— START —
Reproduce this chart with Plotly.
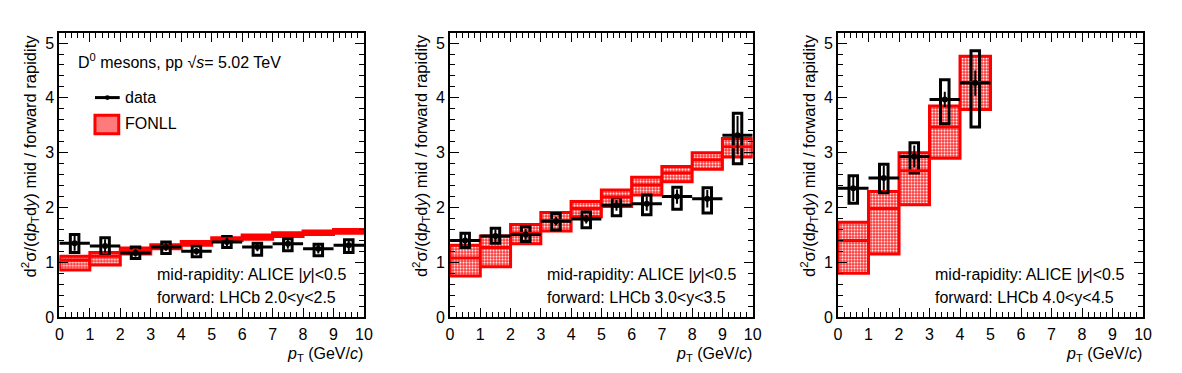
import plotly.graph_objects as go

W, H = 1182, 373

# ---------------- data ----------------
pt_centers = [0.5, 1.5, 2.5, 3.5, 4.5, 5.5, 6.5, 7.5, 8.5, 9.5]
x_ticks = [0, 1, 2, 3, 4, 5, 6, 7, 8, 9, 10]
y_ticks = [0, 1, 2, 3, 4, 5]

# panel 1: LHCb 2.0<y<2.5
data1 = [1.35, 1.30, 1.17, 1.28, 1.20, 1.37, 1.28, 1.34, 1.25, 1.31]
stat1 = [0.14, 0.12, 0.07, 0.07, 0.06, 0.08, 0.08, 0.09, 0.09, 0.11]
syst_lo1 = [1.18, 1.13, 1.07, 1.16, 1.10, 1.27, 1.13, 1.21, 1.12, 1.18]
syst_hi1 = [1.51, 1.45, 1.28, 1.37, 1.30, 1.47, 1.35, 1.43, 1.33, 1.41]
fonll_lo1 = [0.86, 0.95, 1.15, 1.25, 1.31, 1.40, 1.42, 1.47, 1.51, 1.53]
fonll_hi1 = [1.11, 1.18, 1.26, 1.32, 1.38, 1.45, 1.50, 1.54, 1.57, 1.60]
fonll_c1 = [1.04, 1.11, 1.21, 1.29, 1.35, 1.43, 1.46, 1.51, 1.54, 1.57]

# panel 2: LHCb 3.0<y<3.5
data2 = [1.40, 1.48, 1.51, 1.75, 1.79, 2.04, 2.07, 2.20, 2.16, 3.32]
stat2 = [0.12, 0.12, 0.10, 0.08, 0.08, 0.10, 0.13, 0.13, 0.16, 0.35]
syst_lo2 = [1.27, 1.35, 1.38, 1.59, 1.63, 1.85, 1.87, 1.97, 1.90, 2.80]
syst_hi2 = [1.53, 1.62, 1.65, 1.89, 1.92, 2.18, 2.23, 2.37, 2.36, 3.72]
fonll_lo2 = [0.75, 0.92, 1.34, 1.57, 1.83, 2.02, 2.23, 2.47, 2.70, 2.92]
fonll_hi2 = [1.31, 1.48, 1.69, 1.91, 2.11, 2.32, 2.55, 2.75, 3.00, 3.26]
fonll_c2 = [1.08, 1.27, 1.53, 1.76, 1.98, 2.19, 2.41, 2.63, 2.87, 3.11]

# panel 3: LHCb 4.0<y<4.5
data3 = [2.35, 2.54, 2.93, 3.97, 4.27]
stat3 = [0.23, 0.22, 0.20, 0.14, 0.23]
syst_lo3 = [2.08, 2.27, 2.63, 3.53, 3.47]
syst_hi3 = [2.58, 2.79, 3.18, 4.33, 4.86]
fonll_lo3 = [0.80, 1.15, 2.05, 2.90, 3.79]
fonll_hi3 = [1.73, 2.29, 3.00, 3.85, 4.76]
fonll_c3 = [1.40, 1.98, 2.67, 3.47, 4.28]

forward_labels = ["forward: LHCb 2.0&lt;y&lt;2.5",
                  "forward: LHCb 3.0&lt;y&lt;3.5",
                  "forward: LHCb 4.0&lt;y&lt;4.5"]
mid_label = "mid-rapidity: ALICE |<i>y</i>|&lt;0.5"
ytitle = "d<sup>2</sup>σ/(d<i>p</i><sub>T</sub>d<i>y</i>) mid / forward rapidity"
xtitle = "<i>p</i><sub>T</sub> (GeV/<i>c</i>)"

panels = [
    dict(d=data1, st=stat1, slo=syst_lo1, shi=syst_hi1, flo=fonll_lo1, fhi=fonll_hi1, fc=fonll_c1),
    dict(d=data2, st=stat2, slo=syst_lo2, shi=syst_hi2, flo=fonll_lo2, fhi=fonll_hi2, fc=fonll_c2),
    dict(d=data3, st=stat3, slo=syst_lo3, shi=syst_hi3, flo=fonll_lo3, fhi=fonll_hi3, fc=fonll_c3),
]

# ---------------- layout geometry (pixels) ----------------
ax_left_px = [56, 451, 843.3]
ax_right_px = [364, 757, 1151.7]
ax_top_px, ax_bot_px = 34, 325

FONT = "Liberation Sans, Arial, Helvetica, sans-serif"
TXT = 16

fig = go.Figure()

for i, p in enumerate(panels):
    xa = "x" if i == 0 else f"x{i+1}"
    ya = "y" if i == 0 else f"y{i+1}"
    n = len(p["d"])
    xc = pt_centers[:n]
    # FONLL band
    fig.add_trace(go.Bar(
        x=xc, base=p["flo"], y=[h - l for h, l in zip(p["fhi"], p["flo"])],
        width=1.0, xaxis=xa, yaxis=ya, showlegend=False, hoverinfo="skip",
        marker=dict(color="#ff3030", line=dict(color="#ff0000", width=3),
                    pattern=dict(shape=".", bgcolor="#ff3030", fgcolor="white",
                                 size=3, solidity=0.4, fillmode="replace")),
    ))
    # FONLL central value
    fig.add_trace(go.Scatter(
        x=xc, y=p["fc"], mode="markers", xaxis=xa, yaxis=ya, showlegend=False,
        hoverinfo="skip", marker=dict(size=0.1, color="red"),
        error_x=dict(type="constant", value=0.5, thickness=3, width=0, color="#ff0000"),
    ))
    # systematic boxes
    fig.add_trace(go.Bar(
        x=xc, base=p["slo"], y=[h - l for h, l in zip(p["shi"], p["slo"])],
        width=0.28, xaxis=xa, yaxis=ya, showlegend=False, hoverinfo="skip",
        marker=dict(color="rgba(0,0,0,0)", line=dict(color="black", width=3)),
    ))
    # data points
    fig.add_trace(go.Scatter(
        x=xc, y=p["d"], mode="markers", xaxis=xa, yaxis=ya, showlegend=False,
        marker=dict(size=6, color="black"),
        error_x=dict(type="constant", value=0.5, thickness=3, width=0, color="black"),
        error_y=dict(type="data", array=p["st"], thickness=2, width=0, color="black"),
    ))

axis_common = dict(
    showline=True, linecolor="black", linewidth=2, mirror="allticks",
    ticks="inside", ticklen=9, tickwidth=1.2, tickcolor="black",
    showgrid=False, zeroline=False,
    tickfont=dict(family=FONT, size=16, color="black"),
    minor=dict(ticks="inside", ticklen=5, tickwidth=1, tickcolor="black",
               dtick=0.2, showgrid=False),
)

layout = dict(
    width=W, height=H, margin=dict(l=0, r=0, t=0, b=0),
    paper_bgcolor="white", plot_bgcolor="white", barmode="overlay",
    font=dict(family=FONT, size=TXT, color="black"), showlegend=False,
)
y0 = 1 - ax_bot_px / H
y1 = 1 - ax_top_px / H
annotations = []
shapes = []
for i in range(3):
    xk = "xaxis" if i == 0 else f"xaxis{i+1}"
    yk = "yaxis" if i == 0 else f"yaxis{i+1}"
    xr = "x" if i == 0 else f"x{i+1}"
    yr = "y" if i == 0 else f"y{i+1}"
    layout[xk] = dict(axis_common, domain=[ax_left_px[i] / W, ax_right_px[i] / W],
                      range=[0, 10], tickvals=x_ticks, anchor=yr, ticklabelstandoff=2)
    layout[yk] = dict(axis_common, domain=[y0, y1], range=[0, 5.18],
                      tickvals=y_ticks, anchor=xr)
    annotations.append(dict(text=mid_label, xref=xr, yref=yr, x=3.13, y=0.77,
                            xanchor="left", yanchor="middle", showarrow=False,
                            font=dict(size=TXT)))
    annotations.append(dict(text=forward_labels[i], xref=xr, yref=yr, x=3.13, y=0.36,
                            xanchor="left", yanchor="middle", showarrow=False,
                            font=dict(size=TXT)))
    annotations.append(dict(text=ytitle, xref="paper", yref="paper",
                            x=(ax_left_px[i] - 30) / W, y=1 - 33 / H,
                            xanchor="center", yanchor="top", textangle=-90,
                            showarrow=False, font=dict(size=16.5)))
    annotations.append(dict(text=xtitle, xref="paper", yref="paper",
                            x=(ax_right_px[i] + 1) / W, y=1 - 363 / H,
                            xanchor="right", yanchor="middle",
                            showarrow=False, font=dict(size=TXT)))

# header + legend (panel 1)
annotations.append(dict(text="D<sup>0</sup> mesons, pp √<i>s</i>= 5.02 TeV",
                        xref="paper", yref="paper", x=73 / W, y=1 - 62 / H,
                        xanchor="left", yanchor="middle", showarrow=False,
                        font=dict(size=TXT)))
annotations.append(dict(text="data", xref="paper", yref="paper", x=120 / W, y=1 - 100 / H,
                        xanchor="left", yanchor="middle", showarrow=False, font=dict(size=TXT)))
annotations.append(dict(text="FONLL", xref="paper", yref="paper", x=120 / W, y=1 - 127 / H,
                        xanchor="left", yanchor="middle", showarrow=False, font=dict(size=TXT)))
shapes.append(dict(type="line", xref="paper", yref="paper", x0=92 / W, x1=117 / W,
                   y0=1 - 100 / H, y1=1 - 100 / H, line=dict(color="black", width=3)))
shapes.append(dict(type="circle", xref="paper", yref="paper", x0=102 / W, x1=107 / W,
                   y0=1 - 102.5 / H, y1=1 - 97.5 / H, fillcolor="black",
                   line=dict(color="black", width=0)))
shapes.append(dict(type="rect", xref="paper", yref="paper", x0=92 / W, x1=116 / W,
                   y0=1 - 137 / H, y1=1 - 118 / H, fillcolor="#ff7a7a",
                   line=dict(color="#ff0000", width=3)))

layout["annotations"] = annotations
layout["shapes"] = shapes
fig.update_layout(**layout)
fig.write_html("out.html")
— END —
Only lines belong in the copy: transcribe those from the start of the data through the line that contains "y_ticks = [0, 1, 2, 3, 4, 5]", and skip the pictures.

| THE SOLUTION |
Reproduce this chart with Plotly.
import plotly.graph_objects as go

W, H = 1182, 373

# ---------------- data ----------------
pt_centers = [0.5, 1.5, 2.5, 3.5, 4.5, 5.5, 6.5, 7.5, 8.5, 9.5]
x_ticks = [0, 1, 2, 3, 4, 5, 6, 7, 8, 9, 10]
y_ticks = [0, 1, 2, 3, 4, 5]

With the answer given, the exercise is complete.